You have an electric flyswatter that you can pass through the room and that will kill the mosquito if the mosquito is inside a volume of air swiped by the flyswatter.
Your quest to kill the mosquito proceeds as follows:
- The mosquito moves any distance up to 1 m from its current position
- You swipe any (not necessarily continuous) volume of air up to $V_{max}$ with the flyswatter
The question is: What is the minimum value of $V_{max}$ that guarantees that there is a strategy that allows you to kill the mosquito in a finite number of tries?
It is trivial to show that $V_{max}$ is strictly less than the volume of the room for any room of finite dimensions and any mosquito speed less than the maximum dimension of the room, but I have not managed to find a method to establish the minimum.
Does this puzzle reduce to another (existing) puzzle with a known answer maybe?

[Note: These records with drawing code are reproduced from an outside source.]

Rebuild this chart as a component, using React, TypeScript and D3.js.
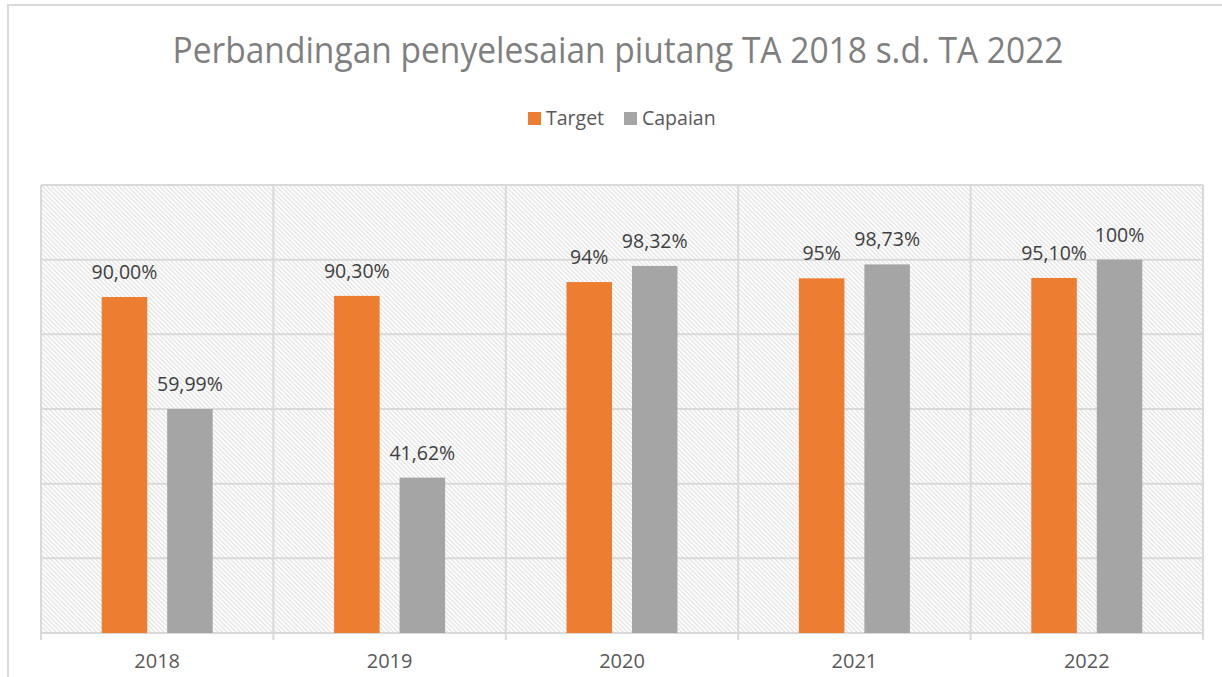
import React from "react";
import * as d3 from "d3";

const years = ["2018", "2019", "2020", "2021", "2022"];
const seriesNames = ["Target", "Capaian"];
const targetValues = [90.0, 90.3, 94, 95, 95.1];
const capaianValues = [59.99, 41.62, 98.32, 98.73, 100];
const targetLabels = ["90,00%", "90,30%", "94%", "95%", "95,10%"];
const capaianLabels = ["59,99%", "41,62%", "98,32%", "98,73%", "100%"];
const yTicks = [0, 20, 40, 60, 80, 100, 120];
const colors = ["#ED7D31", "#A5A5A5"];

const W = 1222;
const H = 677;
const plot = { left: 41, right: 1203, top: 185, bottom: 633 };

export default function App() {
  const x = d3.scaleBand<string>().domain(years).range([plot.left, plot.right]).padding(0);
  const bw = x.bandwidth();
  const outer = 60.7;
  const inner = d3
    .scaleBand<string>()
    .domain(seriesNames)
    .range([outer, bw - outer])
    .paddingInner(0.305)
    .paddingOuter(0);
  const y = d3.scaleLinear().domain([0, 120]).range([plot.bottom, plot.top]);
  const series = [
    { name: seriesNames[0], values: targetValues, labels: targetLabels, color: colors[0] },
    { name: seriesNames[1], values: capaianValues, labels: capaianLabels, color: colors[1] },
  ];
  const font = "'Open Sans', sans-serif";
  const grid = "#d9d9d9";

  return (
    <svg width={W} height={H} style={{ position: "absolute", left: 0, top: 0 }}>
      <defs>
        <pattern id="hatch" patternUnits="userSpaceOnUse" width={4.5} height={4.5}>
          <rect width={4.5} height={4.5} fill="#ffffff" />
          <path d="M-1,-1 L5.5,5.5 M-1,3.5 L1,5.5 M3.5,-1 L5.5,1" stroke="#dadada" strokeWidth={1} />
        </pattern>
      </defs>
      <rect x={0} y={0} width={W} height={H} fill="#ffffff" />
      <rect x={8} y={5} width={W + 20} height={H + 20} fill="none" stroke="#d9d9d9" strokeWidth={2} />
      <text
        x={618}
        y={63}
        textAnchor="middle"
        fontFamily={font}
        fontSize={36}
        fill="#7f7f7f"
        textLength={891}
        lengthAdjust="spacingAndGlyphs"
      >
        Perbandingan penyelesaian piutang TA 2018 s.d. TA 2022
      </text>
      {/* legend */}
      <g fontFamily={font} fontSize={19.5} fill="#595959">
        <rect x={528} y={112} width={13} height={13} fill={colors[0]} />
        <text x={546} y={125}>{seriesNames[0]}</text>
        <rect x={624} y={112} width={13} height={13} fill={colors[1]} />
        <text x={642} y={125}>{seriesNames[1]}</text>
      </g>
      {/* plot background */}
      <rect
        x={plot.left}
        y={plot.top}
        width={plot.right - plot.left}
        height={plot.bottom - plot.top}
        fill="url(#hatch)"
      />
      {/* horizontal gridlines */}
      {yTicks.map((t) => (
        <line key={t} x1={plot.left} x2={plot.right} y1={y(t)} y2={y(t)} stroke={grid} strokeWidth={2} />
      ))}
      {/* vertical gridlines and ticks */}
      {[...years.map((c) => x(c) as number), plot.right].map((xx, i) => (
        <line key={i} x1={xx} x2={xx} y1={plot.top} y2={plot.bottom + 7} stroke={grid} strokeWidth={2} />
      ))}
      {/* bars */}
      {series.map((s) =>
        years.map((yr, i) => {
          const bx = (x(yr) as number) + (inner(s.name) as number);
          const by = y(s.values[i]);
          return (
            <g key={s.name + yr}>
              <rect x={bx} y={by} width={inner.bandwidth()} height={plot.bottom - by} fill={s.color} />
              <text
                x={bx + inner.bandwidth() / 2}
                y={by - 18}
                textAnchor="middle"
                fontFamily={font}
                fontSize={19.5}
                fill="#404040"
              >
                {s.labels[i]}
              </text>
            </g>
          );
        })
      )}
      {/* axis labels */}
      {years.map((yr) => (
        <text
          key={yr}
          x={(x(yr) as number) + bw / 2}
          y={668}
          textAnchor="middle"
          fontFamily={font}
          fontSize={20}
          fill="#595959"
        >
          {yr}
        </text>
      ))}
    </svg>
  );
}
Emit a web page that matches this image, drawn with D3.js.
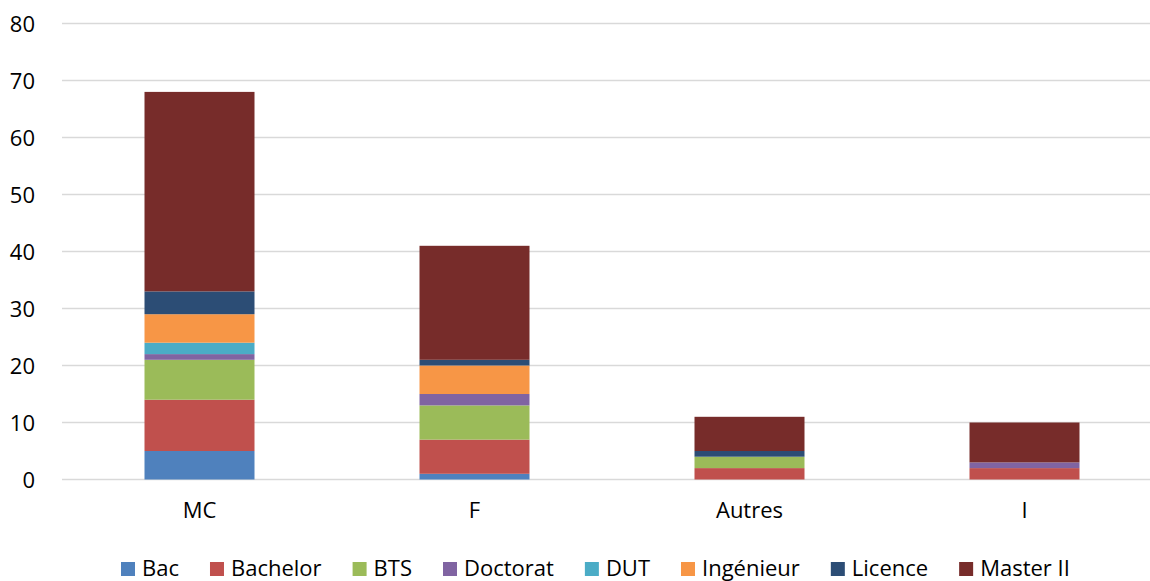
<!DOCTYPE html>
<html>
<head>
<meta charset="utf-8">
<script src="https://cdn.jsdelivr.net/npm/d3@7"></script>
<style>
  html, body { margin: 0; padding: 0; background: #fff; }
  svg { display: block; font-family: "Open Sans", Lato, sans-serif; }
</style>
</head>
<body>
<svg id="chart" width="1150" height="581"></svg>
<script>
const categories = ["MC", "F", "Autres", "I"];
const seriesNames = ["Bac", "Bachelor", "BTS", "Doctorat", "DUT", "Ingénieur", "Licence", "Master II"];
const bac       = [5, 1, 0, 0];
const bachelor  = [9, 6, 2, 2];
const bts       = [7, 6, 2, 0];
const doctorat  = [1, 2, 0, 1];
const dut       = [2, 0, 0, 0];
const ingenieur = [5, 5, 0, 0];
const licence   = [4, 1, 1, 0];
const master2   = [35, 20, 6, 7];
const yTicks = [0, 10, 20, 30, 40, 50, 60, 70, 80];
const colors = ["#4F81BD", "#C0504D", "#9BBB59", "#8064A2", "#4BACC6", "#F79646", "#2C4D75", "#772C2A"];

const FONT = "'Open Sans', Lato, sans-serif";
const FS = 22;

const seriesValues = [bac, bachelor, bts, doctorat, dut, ingenieur, licence, master2];
const table = categories.map((c, i) => {
  const row = { cat: c };
  seriesNames.forEach((s, j) => row[s] = seriesValues[j][i]);
  return row;
});

const svg = d3.select("#chart");
const x = d3.scaleBand().domain(categories).range([62, 1162]).paddingInner(0.6).paddingOuter(0.3);
const y = d3.scaleLinear().domain([0, 80]).range([479.5, 23.5]);

// gridlines
svg.append("g").selectAll("line").data(yTicks).join("line")
  .attr("x1", 62).attr("x2", 1150)
  .attr("y1", d => y(d)).attr("y2", d => y(d))
  .attr("stroke", "#D9D9D9").attr("stroke-width", 1.3);

// y axis labels
const yAxis = d3.axisLeft(y).tickValues(yTicks).tickSize(0).tickPadding(0);
const yg = svg.append("g").attr("transform", "translate(35,0)").call(yAxis);
yg.select(".domain").remove();
yg.selectAll("text").attr("font-size", FS).attr("fill", "#000").attr("font-family", FONT).attr("dy", "0.36em");

// stacked bars
const stack = d3.stack().keys(seriesNames);
const layers = stack(table);
svg.append("g").selectAll("g").data(layers).join("g")
  .attr("fill", (d, i) => colors[i])
  .selectAll("rect").data(d => d).join("rect")
  .attr("x", d => x(d.data.cat))
  .attr("width", x.bandwidth())
  .attr("y", d => y(d[1]))
  .attr("height", d => y(d[0]) - y(d[1]));

// x axis labels
const xAxis = d3.axisBottom(x).tickSize(0).tickPadding(0);
const xg = svg.append("g").attr("transform", "translate(0,502)").call(xAxis);
xg.select(".domain").remove();
xg.selectAll("text").attr("font-size", FS).attr("fill", "#000").attr("font-family", FONT).attr("dy", "0.71em");

// legend
const legend = svg.append("g");
let lx = 121;
seriesNames.forEach((s, i) => {
  legend.append("rect").attr("x", lx).attr("y", 562).attr("width", 14).attr("height", 14).attr("fill", colors[i]);
  const t = legend.append("text").attr("x", lx + 21).attr("y", 576).attr("font-size", FS).attr("font-family", FONT).attr("fill", "#000").text(s);
  lx += 21 + t.node().getComputedTextLength() + 31;
});
</script>
</body>
</html>
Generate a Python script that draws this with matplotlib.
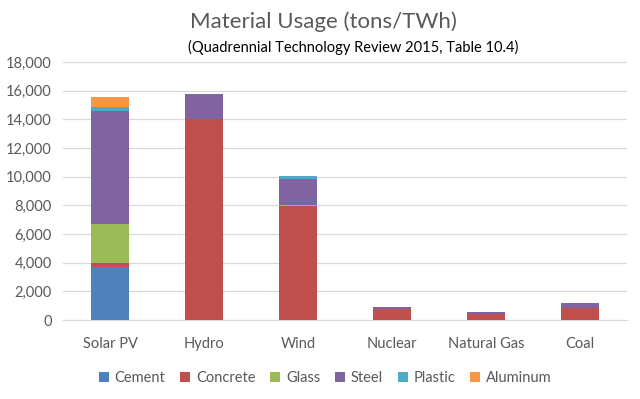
import matplotlib
matplotlib.use("Agg")
import matplotlib.pyplot as plt
import numpy as np

categories = ["Solar PV", "Hydro", "Wind", "Nuclear", "Natural Gas", "Coal"]
materials = ["Cement", "Concrete", "Glass", "Steel", "Plastic", "Aluminum"]
cement = [3700, 0, 0, 0, 0, 0]
concrete = [300, 14000, 7950, 760, 400, 860]
glass = [2700, 0, 100, 0, 0, 0]
steel = [7900, 1800, 1800, 160, 180, 310]
plastic = [250, 0, 200, 0, 0, 0]
aluminum = [700, 0, 0, 0, 0, 0]
colors = ["#4F81BD", "#C0504D", "#9BBB59", "#8064A2", "#4BACC6", "#F79646"]

plt.rcParams["font.family"] = ["Lato", "DejaVu Sans"]

fig = plt.figure(figsize=(6.4, 3.99), dpi=100)
ax = fig.add_axes([63 / 640, 1 - 320 / 399, 564 / 640, 258 / 399])

x = np.arange(len(categories))
bottom = np.zeros(len(categories))
for name, vals, c in zip(materials, [cement, concrete, glass, steel, plastic, aluminum], colors):
    ax.bar(x, vals, width=0.4, bottom=bottom, color=c, label=name, zorder=3)
    bottom += np.array(vals)

ax.set_xlim(-0.5, len(categories) - 0.5)
ax.set_ylim(0, 18000)
ax.set_yticks(np.arange(0, 18001, 2000))
ax.set_yticklabels([f"{v:,}" for v in range(0, 18001, 2000)], color="#595959", fontsize=10.5)
ax.set_xticks(x)
ax.set_xticklabels(categories, color="#595959", fontsize=10.5)
ax.grid(axis="y", color="#D9D9D9", linewidth=0.9, zorder=0)
for s in ["top", "right", "left"]:
    ax.spines[s].set_visible(False)
ax.spines["bottom"].set_color("#D9D9D9")
ax.tick_params(length=0, pad=8)
ax.tick_params(axis="x", pad=12)

fig.text(0.505, 1 - 22 / 399, "Material Usage (tons/TWh)", ha="center", va="center",
         fontsize=16, color="#595959")
fig.text(0.552, 1 - 47 / 399, "(Quadrennial Technology Review 2015, Table 10.4)", ha="center",
         va="center", fontsize=10.5, color="#000000")

ax.legend(loc="center", bbox_to_anchor=(0.465, -0.225), ncol=6, frameon=False,
          fontsize=10.5, handlelength=0.7, handleheight=0.7, columnspacing=1.0,
          handletextpad=0.4, labelcolor="#595959")

fig.savefig("out.png", dpi=100)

Edit: Proof that $V_{max} \le \frac{1}{2} V_{room}$:
Starting from any wall, swipe the "first half" of the room. If you did not kill the mosquito, swipe the other half of the room. If you still did not kill the mosquito, you know that the mosquito must have just crossed from one half to the other, which means it is now at most 1 m from the plane separating the two halves of the room. You can now easily swipe a volume that is guaranteed to include the mosquito.
Edit 2: Proof that $V_{max} \le (1 + \epsilon) m × 10 m × 3m$:
As noted by @ccorn, just start from the smallest face of the room with a plane $(1+\epsilon)$ m thick and proceed to the opposite wall of the room in increments of $\epsilon$.
This appears to be where the obvious strategies that work by "confining" the mosquito to a decreasing amount of space end. The remaining question is: Is $V_{max}$ less than the bound proven in Edit 2?
Edit 3: Proof that $V_{max} \gt \frac{4}{3} \pi m^3$:
If $V_{max} \le \frac{4}{3} \pi m^3$ (the volume of a sphere with radius 1 m), every point that you swipe will have an unswiped point at most 1 m away. That means by swiping you do not gain any information about the next position of the mosquito.